D. Amélia passeou pelo campo em carruagem. Apesar de não se esperar a visita, «foi-lhe feita uma ovação delirante. Muitas colchas ás janellas, e atiraram-lhe flores e bouquets», lê-se naquele diário. A rainha orou na igreja matriz, tenho recolhido ao iate à noite, «bem impressionada». Quer em Albufeira quer em Lagos houve a atuação de bandas filarmónicas.

 

Albufeira

 

O rei, «por causa dos seus estudos oceanographicos», não desembarcou, recebendo a bordo os cumprimentos da Câmara, demais autoridades locais e particulares.

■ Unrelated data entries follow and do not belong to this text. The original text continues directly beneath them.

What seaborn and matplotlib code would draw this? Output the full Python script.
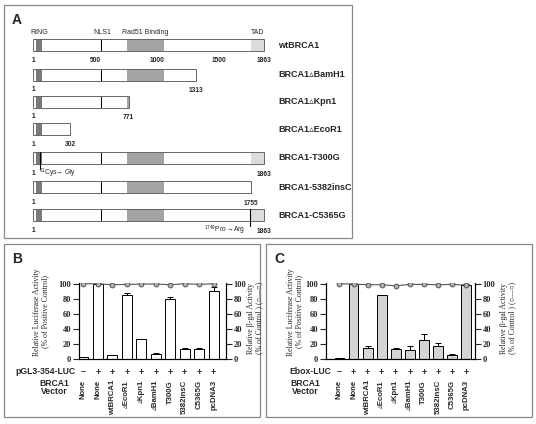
import numpy as np
import matplotlib
matplotlib.use('Agg')
import matplotlib.pyplot as plt
from matplotlib.patches import Rectangle
from matplotlib.transforms import blended_transform_factory
import seaborn as sns

sns.set_style('white')
plt.rcParams['font.family'] = ['Liberation Sans', 'DejaVu Sans']
plt.rcParams['mathtext.default'] = 'regular'

# ---------------- datos del panel A (construcciones de BRCA1) ----------------
construcciones = ['wtBRCA1', 'BRCA1\u25b5BamH1', 'BRCA1\u25b5Kpn1', 'BRCA1\u25b5EcoR1',
                  'BRCA1-T300G', 'BRCA1-5382insC', 'BRCA1-C5365G']
longitudes = [1863, 1313, 771, 302, 1863, 1755, 1863]
dominios = ['RING', 'NLS1', 'Rad51 Binding', 'TAD']
dominio_ini = [25, 552, 757, 1757]
dominio_fin = [70, 560, 1058, 1863]
escala_ticks = [1, 500, 1000, 1500, 1863]
mutacion_pos = [None, None, None, None, 61, None, 1749]
mutacion_txt = [None, None, None, None, '$^{61}$Cys\u2192 Gly', None, '$^{1749}$Pro \u2192Arg']

# ---------------- datos de los paneles B y C ----------------
signos = ['\u2013', '+', '+', '+', '+', '+', '+', '+', '+', '+']
vectores = ['None', 'None', 'wtBRCA1', '\u25b5EcoR1', '\u25b5Kpn1', '\u25b5BamH1',
            'T300G', '5382insC', 'C5365G', 'pcDNA3']
luc_B = [2.0, 100, 5.0, 84.5, 26.0, 6.0, 79.5, 12.8, 13.2, 90.0]
err_B = [0.5, 0.0, 0.8, 3.8, 0.3, 1.4, 2.6, 1.4, 1.0, 5.4]
bgal_B = [100, 100, 98.7, 99.1, 99.6, 99.6, 98.7, 100, 99.1, 100]
luc_C = [1.0, 100, 14.2, 84.4, 13.8, 12.4, 25.8, 17.8, 5.3, 98.2]
err_C = [0.4, 0.0, 3.6, 0.9, 0.9, 4.9, 7.5, 3.5, 1.8, 0.9]
bgal_C = [100, 99.6, 98.7, 98.7, 97.3, 99.1, 99.1, 98.7, 99.1, 98.2]

W, H = 536, 424


def rect(x0, y0, x1, y1):
    return [x0 / W, 1 - y1 / H, (x1 - x0) / W, (y1 - y0) / H]


fig = plt.figure(figsize=(W / 100, H / 100), dpi=100)

# capa de fondo en píxeles para marcos y rótulos
over = fig.add_axes([0, 0, 1, 1])
over.set_xlim(0, W)
over.set_ylim(H, 0)
over.axis('off')
for (x0, y0, x1, y1) in [(4, 5, 352, 238), (4, 244, 260, 417), (266, 244, 532, 417)]:
    over.add_patch(Rectangle((x0, y0), x1 - x0, y1 - y0, fill=False, ec='#888888', lw=0.9))
over.text(12, 20, 'A', fontsize=10, fontweight='bold', va='center')
over.text(12, 259, 'B', fontsize=10, fontweight='bold', va='center')
over.text(274, 259, 'C', fontsize=10, fontweight='bold', va='center')

# -----------------------------------------------------------
# PANEL A - esquema de las construcciones
# -----------------------------------------------------------
px1, px_fin = 33, 264
aa_px = (1863 - 1) / (px_fin - px1)


def aa_en(px):
    return 1 + (px - px1) * aa_px


axA = fig.add_axes(rect(5, 5, 352, 238))
axA.set_xlim(aa_en(5), aa_en(352))
axA.set_ylim(238, 5)
axA.axis('off')

filas_y = [45, 74.5, 101.5, 129, 158, 187, 215]
colores_dom = ['#7a7a7a', 'black', '#a3a3a3', '#dcdcdc']
alto = 12

for y, nombre, lon, mpos, mtxt in zip(filas_y, construcciones, longitudes, mutacion_pos, mutacion_txt):
    axA.barh(y, lon - 1, left=1, height=alto, color='white', edgecolor='none')
    for ini, fin, col in zip(dominio_ini, dominio_fin, colores_dom):
        if ini < lon:
            axA.barh(y, min(fin, lon) - ini, left=ini, height=alto, color=col, edgecolor='none')
    axA.barh(y, lon - 1, left=1, height=alto, fill=False, edgecolor='#666666', lw=0.7)
    if mpos is not None:
        axA.plot([mpos, mpos], [y - alto / 2, y + 11], color='black', lw=0.8)
        if mpos < 500:
            axA.text(mpos - 14, y + 15, mtxt, fontsize=4.8, ha='left', va='center')
        else:
            axA.text(mpos - 40, y + 15, mtxt, fontsize=4.8, ha='right', va='center')
    if nombre == 'wtBRCA1':
        for t in escala_ticks:
            axA.text(t, y + 15, str(t), fontsize=4.8, ha='center', va='center', fontweight='bold')
    else:
        axA.text(1, y + 15, '1', fontsize=4.8, ha='center', va='center', fontweight='bold')
        axA.text(lon, y + 16, str(lon), fontsize=4.8, ha='center', va='center', fontweight='bold')
    axA.text(aa_en(278), y, nombre, fontsize=6.5, fontweight='bold', ha='left', va='center')

for nom, ini, fin in zip(dominios, dominio_ini, dominio_fin):
    axA.text((ini + fin) / 2, 32, nom, fontsize=5, ha='center', va='center')

# -----------------------------------------------------------
# PANELES B y C - actividad luciferasa y beta-gal
# -----------------------------------------------------------
x = np.arange(len(vectores))


def panel(caja, xlim, luc, err, bgal, color, reporter, lab_x, rep_x, vec_x, ylab_l, ylab_r):
    ax = fig.add_axes(rect(*caja))
    sns.barplot(x=x, y=luc, ax=ax, color=color, edgecolor='black', linewidth=0.7,
                width=0.7, saturation=1)
    ax.errorbar(x, luc, yerr=[np.zeros(len(err)), err], fmt='none', ecolor='black',
                elinewidth=0.7, capsize=2.2, capthick=0.7)
    ax2 = ax.twinx()
    sns.lineplot(x=x, y=bgal, ax=ax2, color='#555555', lw=0.8, marker='o', markersize=3.5,
                 markerfacecolor='#b0b0b0', markeredgecolor='#444444', markeredgewidth=0.6)
    for a in (ax, ax2):
        a.set_ylim(0, 101)
        a.set_yticks([0, 20, 40, 60, 80, 100])
        a.spines['top'].set_visible(False)
        for s in ('left', 'right', 'bottom'):
            a.spines[s].set_linewidth(0.8)
            a.spines[s].set_color('black')
        a.set_ylabel('')
        a.tick_params(axis='y', direction='out', length=4, width=0.8, labelsize=6, pad=1.5)
        for lbl in a.get_yticklabels():
            lbl.set_fontfamily('Liberation Serif')
            lbl.set_fontweight('bold')
    ax.set_xlim(*xlim)
    ax.set_xticks([])
    ax2.tick_params(axis='y', left=False, right=True)

    trans = blended_transform_factory(ax.transData, over.transData)
    for i in x:
        over.text(i, 372, signos[i], transform=trans, fontsize=6.5, fontweight='bold',
                  ha='center', va='center')
        over.text(i, 380, vectores[i], transform=trans, fontsize=5.6, fontweight='bold',
                  rotation=90, ha='center', va='top')
    over.text(rep_x, 372, reporter, fontsize=6.2, fontweight='bold', ha='center', va='center')
    over.text(vec_x, 383, 'BRCA1', fontsize=6.2, fontweight='bold', ha='center', va='center')
    over.text(vec_x, 392, 'Vector', fontsize=6.2, fontweight='bold', ha='center', va='center')
    over.text(lab_x[0], 312, ylab_l, fontsize=5.6, family=['Liberation Serif', 'DejaVu Serif'],
              rotation=90, ha='center', va='center', linespacing=1.1)
    over.text(lab_x[1], 318, ylab_r, fontsize=5.6, family=['Liberation Serif', 'DejaVu Sans'],
              rotation=90, ha='center', va='center', linespacing=1.1)


ylab_l = 'Relative Luciferase Activity\n(% of Positive Control)'
ylab_r = 'Relative \u03b2-gal Activity\n(% of Control ) (\u25cb\u2014\u25cb)'

panel((79, 283, 226, 359), (-0.3, 9.85), luc_B, err_B, bgal_B, 'white', 'pGL3-354-LUC',
      (41, 255), 45, 54, ylab_l, ylab_r)
panel((326, 283, 475, 359), (-0.96, 9.64), luc_C, err_C, bgal_C, '#d4d4d4', 'Ebox-LUC',
      (295, 508), 310, 305, ylab_l, ylab_r)

plt.savefig('out.png', dpi=100)
plt.close()
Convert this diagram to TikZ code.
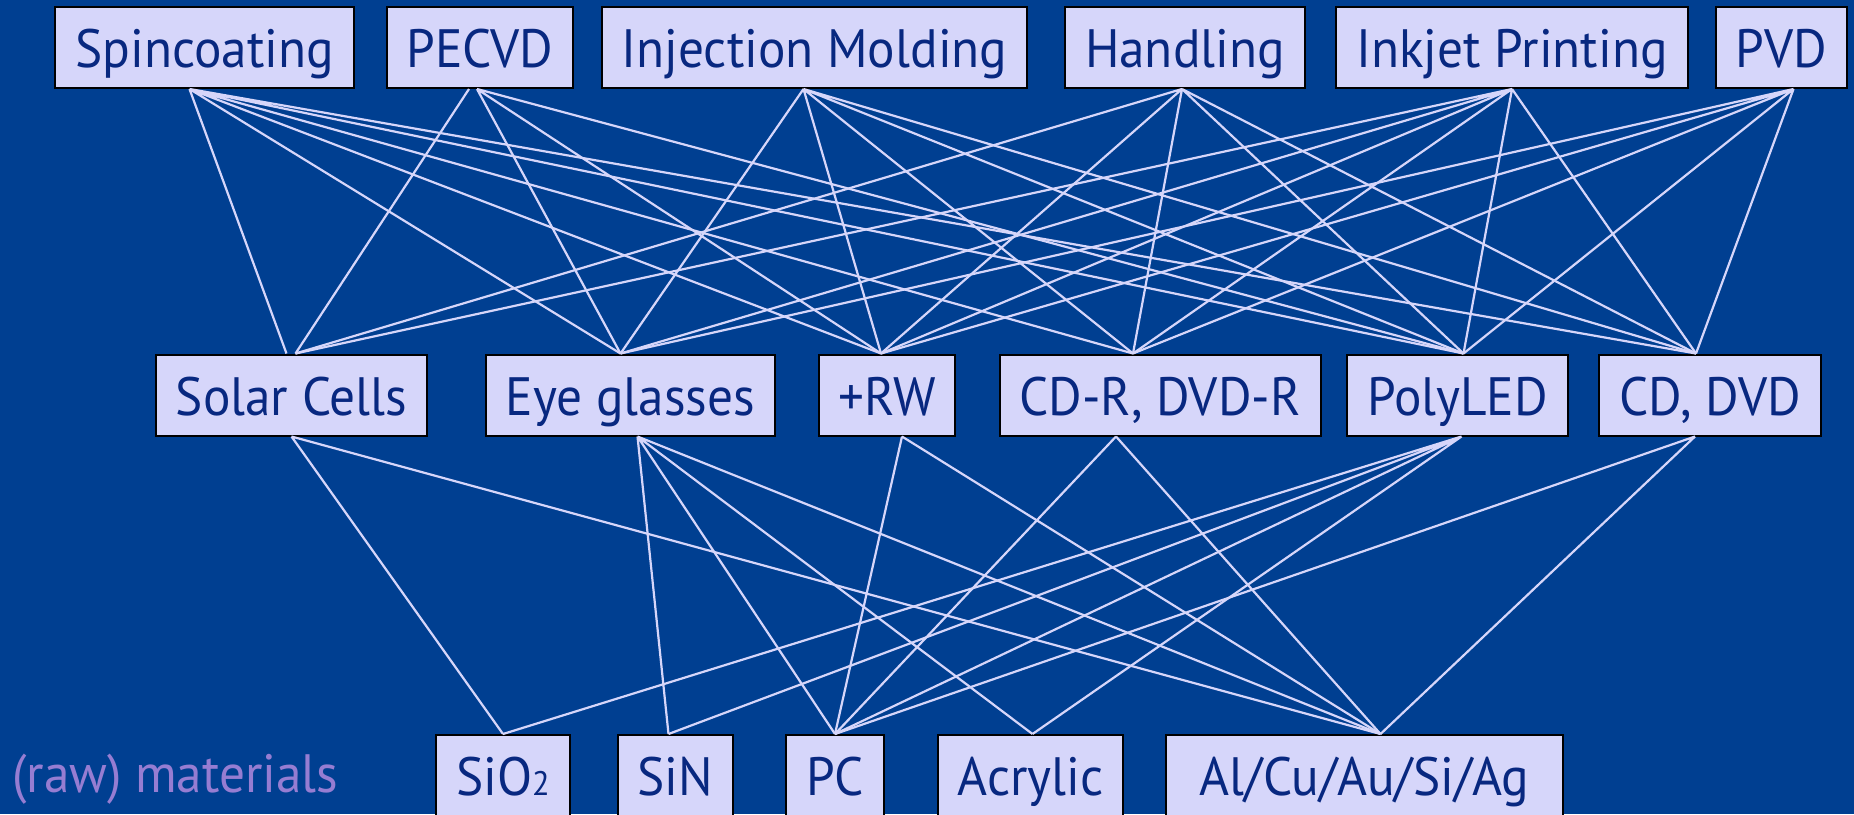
\documentclass[tikz,border=0pt]{standalone}
\usepackage{fontspec}
\setmainfont{PT Sans}[FakeStretch=0.95]
\usetikzlibrary{positioning}
\definecolor{slide}{RGB}{0,63,145}
\definecolor{boxfill}{RGB}{214,214,250}
\definecolor{boxtext}{RGB}{8,40,128}
\definecolor{rawtext}{RGB}{150,125,210}
\newcommand{\lowtwo}{{\fontsize{34}{36}\selectfont 2}}

\begin{document}
\begin{tikzpicture}[
  x=1pt,y=-1pt,
  every node/.style={font=\fontsize{54}{60}\selectfont},
  item/.style={draw=black,line width=2pt,fill=boxfill,text=boxtext,minimum height=81pt,inner xsep=20pt,text height=40pt,text depth=0pt},
  link/.style={draw=boxfill,line width=2.2pt}
]
\fill[slide] (0,0) rectangle (1854,814);
\useasboundingbox (0,0) rectangle (1854,814);
% processes
\node[item] (spin) at (204.5,47.5) {Spincoating};
\node[item] (pecvd) at (480,47.5) {PECVD};
\node[item] (inj) at (814.5,47.5) {Injection Molding};
\node[item] (hand) at (1185,47.5) {Handling};
\node[item] (ink) at (1512,47.5) {Inkjet Printing};
\node[item] (pvd) at (1781.5,47.5) {PVD};
% products
\node[item] (solar) at (291.5,395) {Solar Cells};
\node[item] (eye) at (630.5,395) {Eye glasses};
\node[item] (rw) at (887,395) {+RW};
\node[item] (cdr) at (1160,395) {CD-R, DVD-R};
\node[item] (poly) at (1457.5,395) {PolyLED};
\node[item] (cdd) at (1710,395) {CD, DVD};
% materials
\node[item] (sio) at (503,775.5) {SiO\lowtwo};
\node[item] (sin) at (675.5,775.5) {SiN};
\node[item] (pc) at (835,775.5) {PC};
\node[item] (acr) at (1030.5,775.5) {Acrylic};
\node[item,minimum width=397pt] (metal) at (1364.5,775.5) {Al/Cu/Au/Si/Ag};
\node[text=rawtext,inner sep=0pt,anchor=base west] (raw) at (12,792) {(raw) materials};

% process -> product
\draw[link] ([xshift=-15pt]spin.south) -- ([xshift=-5pt]solar.north)
  ([xshift=-15pt]spin.south) -- ([xshift=-10pt]eye.north)
  ([xshift=-15pt]spin.south) -- ([xshift=-6pt]rw.north)
  ([xshift=-15pt]spin.south) -- ([xshift=-27pt]cdr.north)
  ([xshift=-15pt]spin.south) -- ([xshift=6pt]poly.north)
  ([xshift=-15pt]spin.south) -- ([xshift=-14pt]cdd.north);
\draw[link] ([xshift=-11pt]pecvd.south) -- ([xshift=4pt]solar.north)
  ([xshift=-3pt]pecvd.south) -- ([xshift=-10pt]eye.north)
  ([xshift=-3pt]pecvd.south) -- ([xshift=-6pt]rw.north)
  ([xshift=-3pt]pecvd.south) -- ([xshift=6pt]poly.north);
\draw[link] ([xshift=-11pt]inj.south) -- ([xshift=-10pt]eye.north)
  ([xshift=-11pt]inj.south) -- ([xshift=-6pt]rw.north)
  ([xshift=-11pt]inj.south) -- ([xshift=-27pt]cdr.north)
  ([xshift=-11pt]inj.south) -- ([xshift=6pt]poly.north)
  ([xshift=-11pt]inj.south) -- ([xshift=-14pt]cdd.north);
\draw[link] ([xshift=-3pt]hand.south) -- ([xshift=4pt]solar.north)
  ([xshift=-3pt]hand.south) -- ([xshift=-6pt]rw.north)
  ([xshift=-3pt]hand.south) -- ([xshift=-27pt]cdr.north)
  ([xshift=-3pt]hand.south) -- ([xshift=6pt]poly.north)
  ([xshift=-3pt]hand.south) -- ([xshift=-14pt]cdd.north);
\draw[link] (ink.south) -- ([xshift=4pt]solar.north)
  (ink.south) -- ([xshift=-10pt]eye.north)
  (ink.south) -- ([xshift=-6pt]rw.north)
  (ink.south) -- ([xshift=-27pt]cdr.north)
  (ink.south) -- ([xshift=6pt]poly.north)
  (ink.south) -- ([xshift=-14pt]cdd.north);
\draw[link] ([xshift=12pt]pvd.south) -- ([xshift=-10pt]eye.north)
  ([xshift=12pt]pvd.south) -- ([xshift=-6pt]rw.north)
  ([xshift=12pt]pvd.south) -- ([xshift=-27pt]cdr.north)
  ([xshift=12pt]pvd.south) -- ([xshift=6pt]poly.north)
  ([xshift=12pt]pvd.south) -- ([xshift=-14pt]cdd.north);

% product -> material
\draw[link] (solar.south) -- (sio.north)
  (solar.south) -- ([xshift=16pt]metal.north);
\draw[link] ([xshift=7pt]eye.south) -- ([xshift=-7pt]sin.north)
  ([xshift=7pt]eye.south) -- (pc.north)
  ([xshift=7pt]eye.south) -- ([xshift=2pt]acr.north)
  ([xshift=7pt]eye.south) -- ([xshift=16pt]metal.north);
\draw[link] ([xshift=15pt]rw.south) -- (pc.north)
  ([xshift=15pt]rw.south) -- ([xshift=16pt]metal.north);
\draw[link] ([xshift=-44pt]cdr.south) -- (pc.north)
  ([xshift=-44pt]cdr.south) -- ([xshift=16pt]metal.north);
\draw[link] ([xshift=4pt]poly.south) -- (sio.north)
  ([xshift=4pt]poly.south) -- ([xshift=-7pt]sin.north)
  ([xshift=4pt]poly.south) -- (pc.north)
  ([xshift=4pt]poly.south) -- ([xshift=2pt]acr.north);
\draw[link] ([xshift=-15pt]cdd.south) -- (pc.north)
  ([xshift=-15pt]cdd.south) -- ([xshift=16pt]metal.north);
\end{tikzpicture}
\end{document}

Ao contrário de Lagos era a primeira vez que Albufeira recebia a rainha D. Amélia e, talvez por isso, a soberana foi, nas palavras de «O Districto de Faro», «enthusiasticamente acclamada» em todo o percurso. Aqui não haveriam promessas por cumprir. Recorde-se que em 1897 a família real recebeu as boas vindas da Câmara e dos albufeirenses na gare ferroviária, não se deslocando à sede de concelho. Quanto aos ideais republicanos, conheciam parca expansão.

O iate D. Amélia rumou depois a Setúbal, onde no domingo os reis assistiram à missa.

A brevíssima viagem não seria a única naquele já longínquo ano de 1902. Em Agosto o iate real e suas majestades visitavam novamente os mares algarvios. Das diversas campanhas oceanográficas efetuadas por aqueles anos resultou a obra, composta por dois volumes, «Pescas Marítimas: I. – Pesca do Atum no Algarve em 1898» e «Ichthyologia: II. Esqualos obtidos nas costas de Portugal durante as campanhas de 1896-1903», da autoria do rei D. Carlos, publicados em 1899 e 1904, respetivamente.

Mas, por agora, Maio de 1902, os lacobrigenses e albufeirenses congratulavam-se pela visita inesperada da rainha D. Amélia e dela guardariam memória por toda a sua existência.